2. Identical metadata from the same publisher, available in more than one place:

 identical metadata from the same publisher, available in more than one place

identical metadata from the same publisher, available in more than one place

Source: Data.gov.uk

 identical metadata from the same publisher, available in more than one place

identical metadata from the same publisher, available in more than one place

Source: BGS Website

What it means

  • Avoid unnecessarily duplicating metadata for data owned by other publishers

  • Avoid duplicating your own metadata across multiple portals as one high quality metadata record will be ranked more highly by search engines than several similar on different platforms

10. Use tools and tests to understand users

Why it’s important

While there are many common principles for SEO, the target audience for your organisation will be more nuanced than this guide.

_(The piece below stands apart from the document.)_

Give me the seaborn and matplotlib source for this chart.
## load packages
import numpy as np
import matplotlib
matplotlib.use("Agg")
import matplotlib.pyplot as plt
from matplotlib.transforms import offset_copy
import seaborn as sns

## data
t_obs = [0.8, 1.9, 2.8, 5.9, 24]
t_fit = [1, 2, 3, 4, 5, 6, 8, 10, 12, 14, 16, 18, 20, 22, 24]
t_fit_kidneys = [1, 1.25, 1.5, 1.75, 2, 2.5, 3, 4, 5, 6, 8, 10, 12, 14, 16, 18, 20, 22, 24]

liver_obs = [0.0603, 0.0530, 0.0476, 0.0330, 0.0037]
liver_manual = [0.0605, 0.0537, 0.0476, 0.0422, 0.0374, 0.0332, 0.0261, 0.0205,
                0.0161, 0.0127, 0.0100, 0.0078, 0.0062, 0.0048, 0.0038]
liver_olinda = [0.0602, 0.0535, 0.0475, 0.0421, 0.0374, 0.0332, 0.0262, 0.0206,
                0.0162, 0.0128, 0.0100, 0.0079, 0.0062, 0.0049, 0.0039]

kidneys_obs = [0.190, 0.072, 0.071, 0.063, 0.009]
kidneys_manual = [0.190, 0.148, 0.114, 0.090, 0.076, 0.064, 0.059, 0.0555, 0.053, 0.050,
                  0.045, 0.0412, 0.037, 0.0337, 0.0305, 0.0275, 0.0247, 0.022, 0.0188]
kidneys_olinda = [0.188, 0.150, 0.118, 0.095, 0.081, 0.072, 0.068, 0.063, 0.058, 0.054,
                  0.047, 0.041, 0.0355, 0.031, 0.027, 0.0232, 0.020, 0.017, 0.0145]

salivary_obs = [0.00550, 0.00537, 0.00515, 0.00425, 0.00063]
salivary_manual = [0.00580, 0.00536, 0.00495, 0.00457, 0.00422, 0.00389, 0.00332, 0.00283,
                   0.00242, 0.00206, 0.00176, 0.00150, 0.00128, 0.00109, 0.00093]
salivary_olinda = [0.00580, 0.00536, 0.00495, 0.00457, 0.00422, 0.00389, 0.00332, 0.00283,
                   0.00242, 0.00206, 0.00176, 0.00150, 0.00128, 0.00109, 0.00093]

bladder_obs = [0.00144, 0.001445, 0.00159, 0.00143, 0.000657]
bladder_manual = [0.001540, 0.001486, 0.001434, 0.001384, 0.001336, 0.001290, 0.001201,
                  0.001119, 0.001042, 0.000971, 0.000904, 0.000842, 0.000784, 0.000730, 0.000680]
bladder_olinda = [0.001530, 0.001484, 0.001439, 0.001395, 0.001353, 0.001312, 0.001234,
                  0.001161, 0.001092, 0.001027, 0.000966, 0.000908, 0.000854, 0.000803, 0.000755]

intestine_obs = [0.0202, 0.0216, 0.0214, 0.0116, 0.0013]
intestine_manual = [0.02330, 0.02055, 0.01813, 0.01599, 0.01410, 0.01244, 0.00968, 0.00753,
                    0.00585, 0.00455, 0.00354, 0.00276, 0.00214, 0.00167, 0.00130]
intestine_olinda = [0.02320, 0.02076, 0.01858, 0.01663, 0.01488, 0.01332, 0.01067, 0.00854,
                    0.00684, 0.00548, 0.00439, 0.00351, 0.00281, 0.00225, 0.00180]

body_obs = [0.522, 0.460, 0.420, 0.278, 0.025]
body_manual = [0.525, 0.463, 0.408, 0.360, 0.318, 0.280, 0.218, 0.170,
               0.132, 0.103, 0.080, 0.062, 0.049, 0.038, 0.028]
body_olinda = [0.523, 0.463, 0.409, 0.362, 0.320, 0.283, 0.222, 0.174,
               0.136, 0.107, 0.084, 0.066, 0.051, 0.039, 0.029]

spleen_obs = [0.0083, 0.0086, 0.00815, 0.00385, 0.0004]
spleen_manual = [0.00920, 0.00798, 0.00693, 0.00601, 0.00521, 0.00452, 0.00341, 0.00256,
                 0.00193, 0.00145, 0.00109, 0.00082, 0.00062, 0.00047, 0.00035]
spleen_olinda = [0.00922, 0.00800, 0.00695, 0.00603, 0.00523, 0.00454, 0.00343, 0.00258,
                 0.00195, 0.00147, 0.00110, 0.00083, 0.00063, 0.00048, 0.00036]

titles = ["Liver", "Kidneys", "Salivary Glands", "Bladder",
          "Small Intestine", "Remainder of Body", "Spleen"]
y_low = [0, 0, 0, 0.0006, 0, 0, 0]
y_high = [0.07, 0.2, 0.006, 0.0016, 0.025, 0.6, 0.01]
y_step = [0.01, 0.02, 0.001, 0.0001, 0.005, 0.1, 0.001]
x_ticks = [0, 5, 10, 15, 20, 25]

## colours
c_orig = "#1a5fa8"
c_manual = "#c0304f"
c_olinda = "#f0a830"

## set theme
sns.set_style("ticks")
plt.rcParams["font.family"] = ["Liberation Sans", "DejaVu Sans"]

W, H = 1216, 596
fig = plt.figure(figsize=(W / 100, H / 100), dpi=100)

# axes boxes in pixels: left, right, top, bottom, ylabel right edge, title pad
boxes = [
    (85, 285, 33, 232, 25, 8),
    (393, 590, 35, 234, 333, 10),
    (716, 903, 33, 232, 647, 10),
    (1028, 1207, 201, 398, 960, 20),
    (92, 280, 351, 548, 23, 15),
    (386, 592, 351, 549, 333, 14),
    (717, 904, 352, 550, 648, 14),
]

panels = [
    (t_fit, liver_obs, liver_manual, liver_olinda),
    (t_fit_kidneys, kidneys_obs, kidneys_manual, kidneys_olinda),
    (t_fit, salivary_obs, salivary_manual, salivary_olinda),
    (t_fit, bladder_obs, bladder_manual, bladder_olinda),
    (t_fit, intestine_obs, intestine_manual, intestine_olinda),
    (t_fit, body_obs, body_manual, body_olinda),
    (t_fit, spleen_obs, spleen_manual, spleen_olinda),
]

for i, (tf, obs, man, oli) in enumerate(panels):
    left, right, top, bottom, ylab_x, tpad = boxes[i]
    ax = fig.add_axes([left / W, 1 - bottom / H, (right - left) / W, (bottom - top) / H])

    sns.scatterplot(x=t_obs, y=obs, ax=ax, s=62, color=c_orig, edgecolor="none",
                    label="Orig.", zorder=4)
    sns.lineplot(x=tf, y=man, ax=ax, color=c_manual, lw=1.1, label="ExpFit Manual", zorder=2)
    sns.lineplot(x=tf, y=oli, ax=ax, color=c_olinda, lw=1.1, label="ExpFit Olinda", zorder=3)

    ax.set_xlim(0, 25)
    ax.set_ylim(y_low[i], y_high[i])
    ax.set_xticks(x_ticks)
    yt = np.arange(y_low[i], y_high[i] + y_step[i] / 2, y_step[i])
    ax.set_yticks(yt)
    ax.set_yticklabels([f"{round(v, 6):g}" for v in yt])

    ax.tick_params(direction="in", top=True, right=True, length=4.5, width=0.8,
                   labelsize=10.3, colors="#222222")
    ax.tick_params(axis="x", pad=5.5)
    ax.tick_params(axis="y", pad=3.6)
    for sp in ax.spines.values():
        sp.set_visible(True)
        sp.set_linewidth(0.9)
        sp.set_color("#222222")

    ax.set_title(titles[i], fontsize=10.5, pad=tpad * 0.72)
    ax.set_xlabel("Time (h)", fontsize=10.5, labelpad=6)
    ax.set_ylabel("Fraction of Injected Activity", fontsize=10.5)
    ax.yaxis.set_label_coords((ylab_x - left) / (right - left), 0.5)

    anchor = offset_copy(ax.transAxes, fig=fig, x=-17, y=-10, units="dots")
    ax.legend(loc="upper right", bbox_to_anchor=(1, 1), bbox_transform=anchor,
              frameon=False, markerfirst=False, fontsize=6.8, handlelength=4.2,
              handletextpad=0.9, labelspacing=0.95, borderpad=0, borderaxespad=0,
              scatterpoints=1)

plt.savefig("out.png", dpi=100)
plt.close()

What works for one organisation may be less impactful for another so you must understand your users to know which levers to pull.

What it means

  • Use tools such as Google Analytics and Google Search Console (or equivalents) to understand the behaviour of your users and make evidence-based decisions about how to reach your target audience

  • Use techniques such as A/B tests, user research interviews, user surveys and observations to inform your actions - card sorting exercises may be a good way to test whether users understand the terminology and keywords you are using

Example of data available via Google Analytics

Example of data available via Google Analytics

11. Use tools to identify the best keywords for your subject

Why it’s important

To choose the best keywords for the SEO of your webpages you need to understand:

  • which keywords are most popular among your target audience

  • how competitive those keywords are (i.e. how many other web pages are also trying to rank highly using those words)

What it means

  • Use research tools such as Google Trends to check search volumes for different keywords

  • If appropriate, use other tools (usually commercial) to identify the highest ranking synonyms for your keywords and understand how difficult it is to rank for your preferred terms

Example of how Google Trends can help inform which key words to use

Example of how Google Trends can help inform which key words to use

12. Apply these recommendations to all your pages

Why it’s important

Applying the SEO techniques above to one webpage should have a positive impact on its findability. However, it will be negatively impacted by pages on the same site that have a low SEO value. This is because search engines treat website domains as single domains.

What it means

  • Make sure all pages under your control are optimised for search engines using the techniques above

  • If there are pages with poor SEO on the same website that are not owned by you, consider raising it with the organisation responsible or share this guide

  1. The Geo6 consists of British Geological Survey, The Coal Authority, HM Land Registry, Ordnance Survey, UK Hydrographic Office and the Valuation Office Agency.